Exactly the lines from the start of the data below through the line that contains "import matplotlib.pyplot as plt" are to be copied, with pictures left out.

## Begin RAW RECORDS

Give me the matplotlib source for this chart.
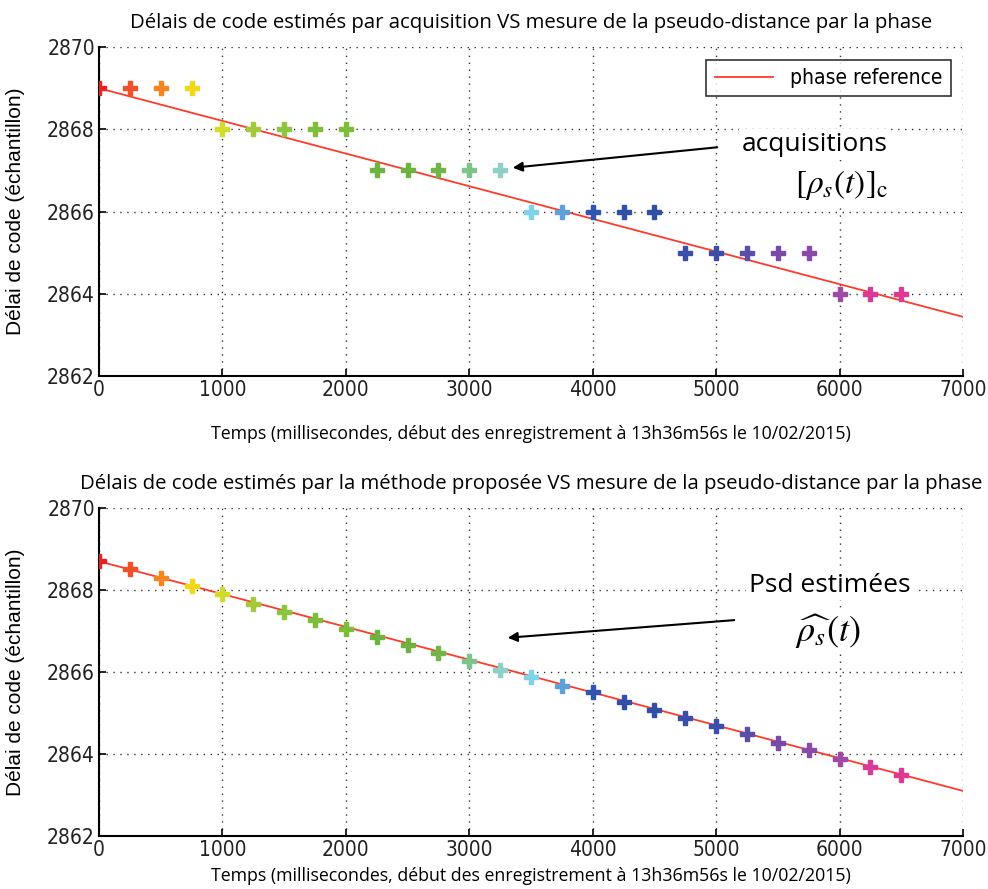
import numpy as np
import matplotlib
matplotlib.use('Agg')
import matplotlib.pyplot as plt

# --- data ---
t_ms = [0, 250, 500, 750, 1000, 1250, 1500, 1750, 2000, 2250, 2500, 2750, 3000,
        3250, 3500, 3750, 4000, 4250, 4500, 4750, 5000, 5250, 5500, 5750, 6000,
        6250, 6500]
acq_delay = [2869, 2869, 2869, 2869, 2868, 2868, 2868, 2868, 2868, 2867, 2867,
             2867, 2867, 2867, 2866, 2866, 2866, 2866, 2866, 2865, 2865, 2865,
             2865, 2865, 2864, 2864, 2864]
est_delay = [2868.71, 2868.51, 2868.29, 2868.09, 2867.89, 2867.65, 2867.46,
             2867.27, 2867.06, 2866.85, 2866.67, 2866.47, 2866.27, 2866.06,
             2865.87, 2865.67, 2865.50, 2865.28, 2865.08, 2864.89, 2864.69,
             2864.48, 2864.28, 2864.09, 2863.88, 2863.69, 2863.49]
ref_t = [0, 7000]
ref_top = [2869.0, 2863.44]
ref_bot = [2868.70, 2863.10]
point_colors = ['#e8231f', '#f0502a', '#f5861f', '#f0d817', '#d2db2a', '#a6c93a',
                '#8cc63f', '#7dbd3a', '#7dbd3a', '#6db33f', '#6db33f', '#70b545',
                '#7ec38a', '#8ed0c8', '#7fd3ea', '#5fa0d8', '#2f55b0', '#3050a8',
                '#3050a8', '#3b4fa8', '#3b4fa8', '#5a4fa8', '#7a4aa8', '#8a4aa8',
                '#a04aa8', '#d83a9a', '#e03a90']

tick_font = ['Liberation Sans Narrow', 'DejaVu Sans']
text_font = 'Open Sans'
plt.rcParams['mathtext.fontset'] = 'stix'

fig = plt.figure(figsize=(9.88, 8.89), dpi=100)
ax1 = fig.add_axes([0.1002, 0.577, 0.8745, 0.370])
ax2 = fig.add_axes([0.1002, 0.0596, 0.8745, 0.369])


def style_axes(ax, title):
    ax.set_xlim(0, 7000)
    ax.set_ylim(2862, 2870)
    ax.set_xticks(range(0, 7001, 1000))
    ax.set_yticks(range(2862, 2871, 2))
    ax.grid(True, linestyle=(0, (1, 4)), color='#333333', linewidth=1.0)
    ax.spines['top'].set_visible(False)
    ax.spines['right'].set_visible(False)
    ax.spines['left'].set_linewidth(1.5)
    ax.spines['bottom'].set_linewidth(1.5)
    ax.tick_params(direction='in', length=5, labelsize=15, width=1.2, pad=3)
    for lab in ax.get_xticklabels() + ax.get_yticklabels():
        lab.set_fontfamily(tick_font)
        lab.set_fontstretch('condensed')
        lab.set_color('#222222')
    ax.set_title(title, fontsize=14.7, family=text_font, pad=14)
    ax.set_ylabel('Délai de code (échantillon)', fontsize=15, family='Liberation Sans')
    ax.yaxis.set_label_coords(-0.086, 0.5)
    ax.set_xlabel('Temps (millisecondes, début des enregistrement à 13h36m56s le 10/02/2015)',
                  fontsize=12.8, family=text_font, labelpad=5)


# top panel
ax1.plot(ref_t, ref_top, color='#ff3a2a', lw=1.3, label='phase reference', zorder=2)
for t, v, c in zip(t_ms, acq_delay, point_colors):
    ax1.plot(t, v, marker='P', ms=10.5, color=c, mec=c, ls='none', zorder=3)
style_axes(ax1, 'Délais de code estimés par acquisition VS mesure de la pseudo-distance par la phase')
ax1.xaxis.labelpad = 18
leg = ax1.legend(loc='upper right', frameon=True, fancybox=False,
                 handlelength=2.8, borderaxespad=0.6,
                 prop={'family': tick_font, 'size': 15, 'stretch': 'condensed'})
leg.get_frame().set_edgecolor('black')
leg.get_frame().set_linewidth(1.2)

box = dict(facecolor='white', edgecolor='none', pad=2)
ax1.annotate('', xy=(3330, 2867.06), xytext=(5031, 2867.57),
             arrowprops=dict(arrowstyle='-|>', color='black', lw=1.5, mutation_scale=14))
ax1.text(5800, 2867.64, 'acquisitions', fontsize=19, family=text_font, ha='center',
         va='center', bbox=box)
ax1.text(6020, 2866.64, r'$[\rho_s(t)]_{\mathrm{c}}$', fontsize=24, ha='center',
         va='center', bbox=box)

# bottom panel
ax2.plot(ref_t, ref_bot, color='#ff3a2a', lw=1.3, zorder=2)
for t, v, c in zip(t_ms, est_delay, point_colors):
    ax2.plot(t, v, marker='P', ms=10.5, color=c, mec=c, ls='none', zorder=3)
style_axes(ax2, 'Délais de code estimés par la méthode proposée VS mesure de la pseudo-distance par la phase')
ax2.annotate('', xy=(3289, 2866.83), xytext=(5169, 2867.27),
             arrowprops=dict(arrowstyle='-|>', color='black', lw=1.5, mutation_scale=14))
ax2.text(5922, 2868.12, 'Psd estimées', fontsize=19, family=text_font, ha='center',
         va='center', bbox=box)
ax2.text(5906, 2866.98, r'$\widehat{\rho_s}(t)$', fontsize=26, ha='center',
         va='center', bbox=box)

fig.savefig('out.png', dpi=100)
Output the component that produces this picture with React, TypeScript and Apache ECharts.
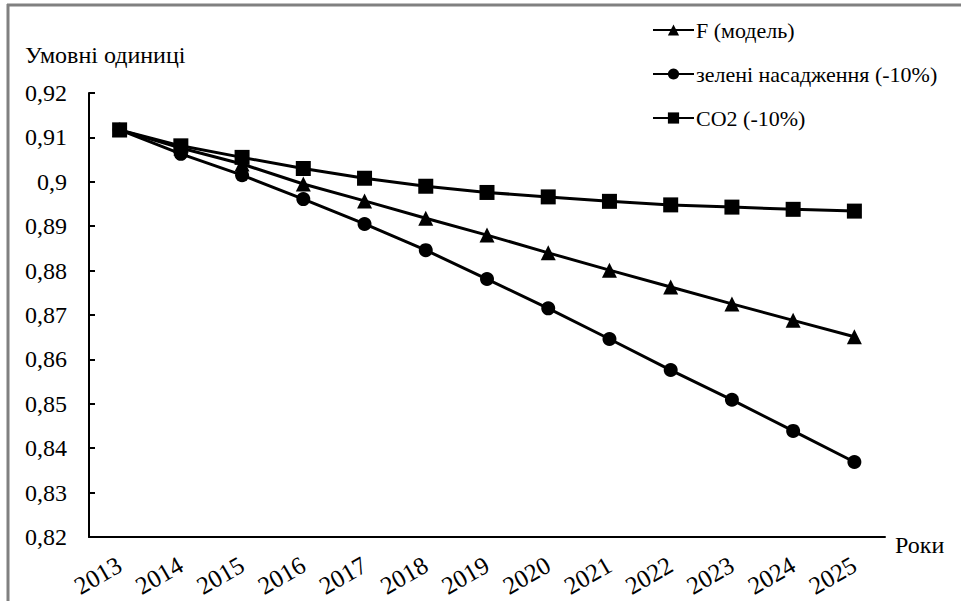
import React, { useEffect, useRef } from "react";
import * as echarts from "echarts";

const years = ["2013", "2014", "2015", "2016", "2017", "2018", "2019", "2020", "2021", "2022", "2023", "2024", "2025"];
const fModel = [0.9117, 0.9076, 0.9040, 0.8995, 0.8957, 0.8918, 0.8880, 0.8840, 0.8801, 0.8763, 0.8725, 0.8688, 0.8651];
const greenPlanting = [0.9117, 0.9063, 0.9015, 0.8961, 0.8905, 0.8846, 0.8781, 0.8715, 0.8646, 0.8576, 0.8509, 0.8439, 0.8369];
const co2 = [0.9117, 0.9081, 0.9055, 0.9030, 0.9008, 0.8990, 0.8976, 0.8966, 0.8956, 0.8948, 0.8943, 0.8938, 0.8934];
const seriesNames = ["F (модель)", "зелені насадження (-10%)", "CO2 (-10%)"];
const yTitle = "Умовні одиниці";
const xTitle = "Роки";

const FONT = "serif";

export default function App() {
  const ref = useRef<HTMLDivElement>(null);
  useEffect(() => {
    if (!ref.current) return;
    const chart = echarts.init(ref.current, undefined, { renderer: "svg" });
    const lineStyle = { color: "#000", width: 3 };
    chart.setOption({
      animation: false,
      backgroundColor: "#fff",
      textStyle: { fontFamily: FONT, color: "#000" },
      title: {
        text: yTitle,
        left: 20,
        top: 38,
        textStyle: { fontFamily: FONT, fontSize: 24, fontWeight: "normal", color: "#000" },
      },
      legend: {
        orient: "vertical",
        left: 647,
        top: 14,
        itemWidth: 41,
        itemHeight: 14,
        itemGap: 22,
        textStyle: { fontFamily: FONT, fontSize: 22, color: "#000", padding: [0, 0, 0, -3] },
        data: seriesNames,
      },
      grid: { left: 89, right: 76, top: 93, bottom: 64 },
      xAxis: {
        type: "category",
        data: years,
        boundaryGap: true,
        name: xTitle,
        nameLocation: "end",
        nameGap: 10,
        nameTextStyle: { fontFamily: FONT, fontSize: 24, color: "#000", align: "left", verticalAlign: "top", padding: [-4, 0, 0, 0] },
        axisLine: { lineStyle: { color: "#000", width: 2 } },
        axisTick: { inside: true, length: 6, lineStyle: { color: "#000", width: 2 } },
        axisLabel: { rotate: 30, margin: 26, fontFamily: FONT, fontSize: 25, color: "#000", interval: 0 },
        splitLine: { show: false },
      },
      yAxis: {
        type: "value",
        min: 0.82,
        max: 0.92,
        interval: 0.01,
        axisLine: { show: true, lineStyle: { color: "#000", width: 2 } },
        axisTick: { show: true, inside: true, length: 6, lineStyle: { color: "#000", width: 2 } },
        axisLabel: {
          margin: 22,
          fontFamily: FONT,
          fontSize: 24,
          color: "#000",
          formatter: (v: number) => String(+v.toFixed(2)).replace(".", ","),
        },
        splitLine: { show: false },
      },
      series: [
        {
          name: seriesNames[0],
          type: "line",
          data: fModel,
          symbol: "triangle",
          symbolSize: 15,
          lineStyle,
          itemStyle: { color: "#000" },
        },
        {
          name: seriesNames[1],
          type: "line",
          data: greenPlanting,
          symbol: "circle",
          symbolSize: 14,
          lineStyle,
          itemStyle: { color: "#000" },
        },
        {
          name: seriesNames[2],
          type: "line",
          data: co2,
          symbol: "rect",
          symbolSize: 15,
          lineStyle,
          itemStyle: { color: "#000" },
        },
      ],
      graphic: [
        { type: "line", shape: { x1: 7, y1: 5, x2: 961, y2: 5 }, style: { stroke: "#808080", lineWidth: 3 } },
        { type: "line", shape: { x1: 8, y1: 4, x2: 8, y2: 601 }, style: { stroke: "#808080", lineWidth: 3 } },
      ],
    });
    return () => chart.dispose();
  }, []);
  return <div ref={ref} style={{ position: "absolute", left: 0, top: 0, width: 961, height: 601 }} />;
}
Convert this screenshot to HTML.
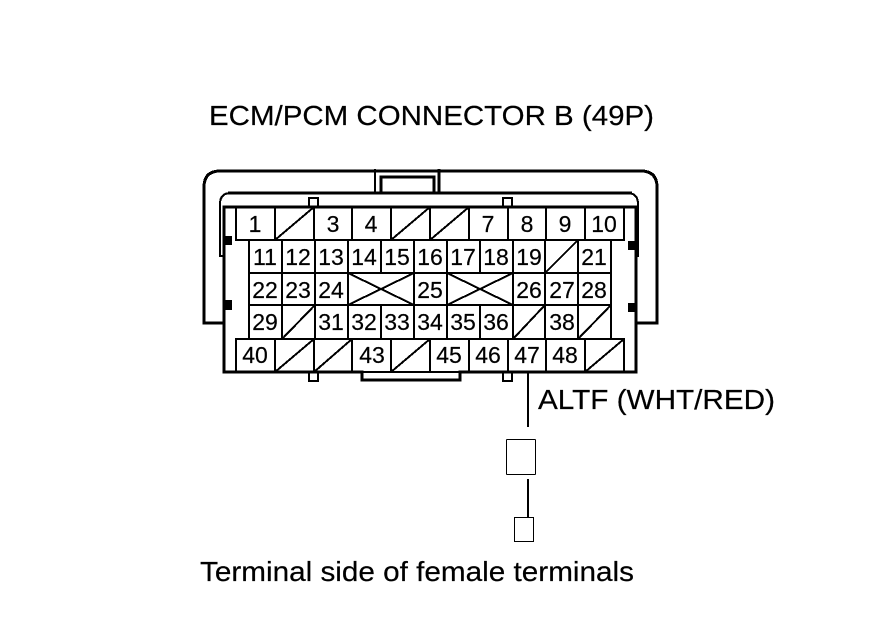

## End RAW RECORDS

RESULT OF THE EXERCISE =
Give me the matplotlib source for this chart.
import numpy as np
import matplotlib
matplotlib.use('Agg')
import matplotlib.pyplot as plt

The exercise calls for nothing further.